The Yin and Yang of Insider Trading
In Chinese philosophy, yin and yang describes how apparently opposite or contrary forces are actually complementary. Theses forces seem to be at work at Qualcomm Corporation where criminal activity and a stellar reputation as San Diego's largest employer seemingly go hand in hand. From a philosophical perspective these seem to be the contrary forces that are actually complementary.
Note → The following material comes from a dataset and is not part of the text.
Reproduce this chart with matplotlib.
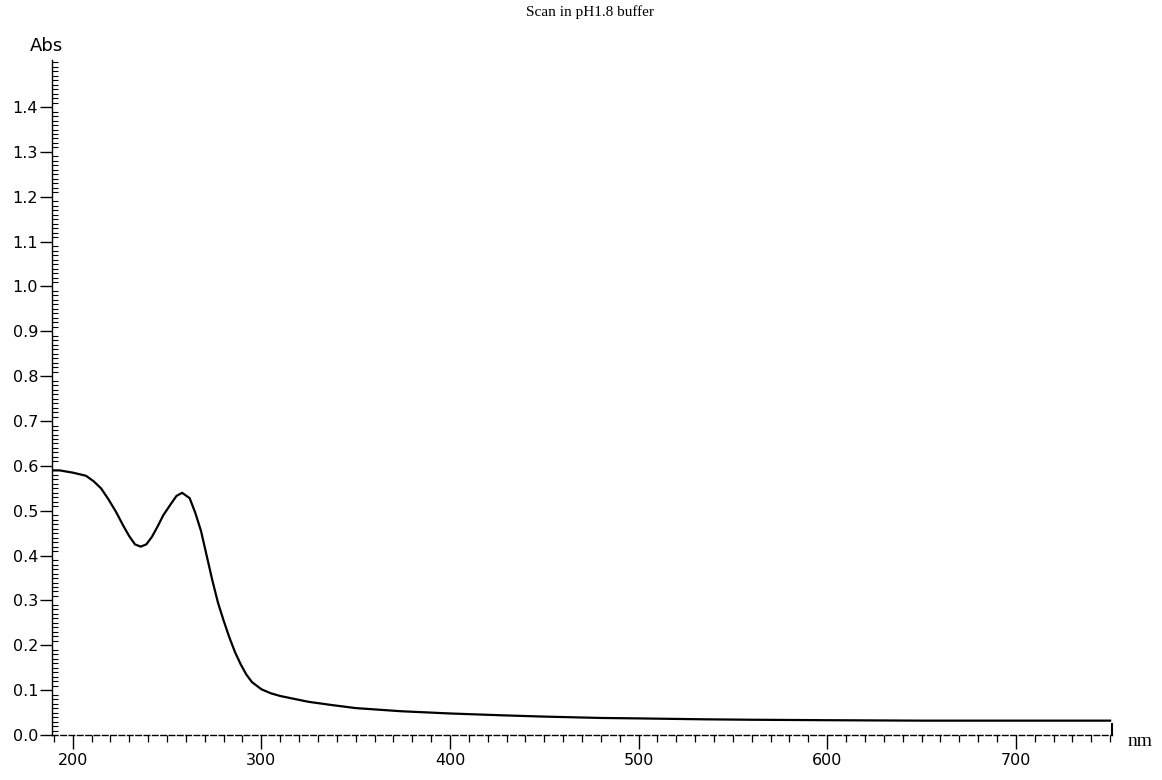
import matplotlib
matplotlib.use("Agg")
import matplotlib.pyplot as plt
from matplotlib.ticker import MultipleLocator, FormatStrFormatter

# Data (wavelength nm, absorbance)
wavelength = [189, 193, 200, 207, 211, 215, 219, 223, 227, 230, 233, 236, 239,
              242, 245, 248, 252, 255, 258, 262, 265, 268, 271, 274, 277, 280,
              283, 286, 289, 292, 295, 300, 305, 310, 318, 325, 337, 350, 374,
              400, 427, 450, 480, 500, 534, 560, 600, 650, 700, 750]
absorbance = [0.590, 0.590, 0.585, 0.578, 0.566, 0.550, 0.525, 0.497, 0.465,
              0.443, 0.425, 0.420, 0.425, 0.442, 0.465, 0.490, 0.515, 0.533,
              0.540, 0.528, 0.495, 0.455, 0.400, 0.345, 0.295, 0.255, 0.218,
              0.185, 0.158, 0.135, 0.118, 0.102, 0.093, 0.087, 0.080, 0.074,
              0.067, 0.060, 0.053, 0.048, 0.044, 0.041, 0.038, 0.037, 0.035,
              0.034, 0.033, 0.032, 0.032, 0.032]

title = "Scan in pH1.8 buffer"
x_label = "nm"
y_label = "Abs"
x_ticks = [200, 300, 400, 500, 600, 700]
y_ticks = [0.0, 0.1, 0.2, 0.3, 0.4, 0.5, 0.6, 0.7, 0.8, 0.9, 1.0, 1.1, 1.2, 1.3, 1.4]

fig = plt.figure(figsize=(11.62, 7.8), dpi=100)
ax = fig.add_axes([52 / 1162, 45 / 780, 1060 / 1162, 675 / 780])

ax.plot(wavelength, absorbance, color="black", linewidth=1.6)

ax.set_xlim(189, 751)
ax.set_ylim(0.0, 1.505)

for s in ["top", "right"]:
    ax.spines[s].set_visible(False)
ax.spines["left"].set_linewidth(1.0)
ax.spines["bottom"].set_linewidth(1.0)
ax.spines["left"].set_linestyle((0, (3, 1)))
ax.spines["bottom"].set_linestyle((0, (4, 2)))

ax.set_xticks(x_ticks)
ax.set_yticks(y_ticks)
ax.yaxis.set_major_formatter(FormatStrFormatter("%.1f"))
ax.xaxis.set_minor_locator(MultipleLocator(10))
ax.yaxis.set_minor_locator(MultipleLocator(0.01))

ax.tick_params(axis="x", which="major", direction="out", length=10, width=1.0,
               labelsize=11.5, pad=3)
ax.tick_params(axis="x", which="minor", direction="out", length=5, width=0.9)
ax.tick_params(axis="y", which="major", direction="out", length=9, width=1.0,
               labelsize=11.5, pad=1)
ax.tick_params(axis="y", which="minor", direction="in", length=4, width=0.8)

for lbl in ax.get_xticklabels() + ax.get_yticklabels():
    lbl.set_family("DejaVu Sans")

# end tick at right end of x axis
ax.plot([751, 751], [0.0, 0.025], color="black", linewidth=1.5, clip_on=False)

fig.text(590 / 1162, 1 - 12 / 780, title, ha="center", va="center",
         fontsize=11, family="Liberation Serif")
fig.text(46 / 1162, 1 - 46 / 780, y_label, ha="center", va="center",
         fontsize=13, family="DejaVu Sans")
fig.text(1140 / 1162, 1 - 742 / 780, x_label, ha="center", va="center",
         fontsize=14, family="Liberation Serif")

fig.savefig("out.png", dpi=100, facecolor="white")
Jing Wang, a former executive vice president and president of Qualcomm’s global operations, pled guilty to insider trading and money laundering in July, admitting that he made $240,000 from trading Atheros stock through a secret brokerage account. His stockbroker, former Merrill Lynch vice president Gary Yin, pled guilty to money laundering. Wang’s brother, Bing Wang, is also charged but believed to be at large in China. Good thing they didn't pull this stuff in China or they would be looking at life imprisonment at the very least along with their countryman, Zhou Yongkang, but more probably they would be executed. Unlike the good ole US, China has no qualms at all about executing white collar criminals. Bet Qualcomm rues the day when it hired the Bing and Jing show.
So San Diego, America's Finest City, with America's Finest Corporations, turns out to have America's Finest White Collar Criminals. It's the Yin and Yang of business - the grimy underbelly complements the gee whiz image. What else is new?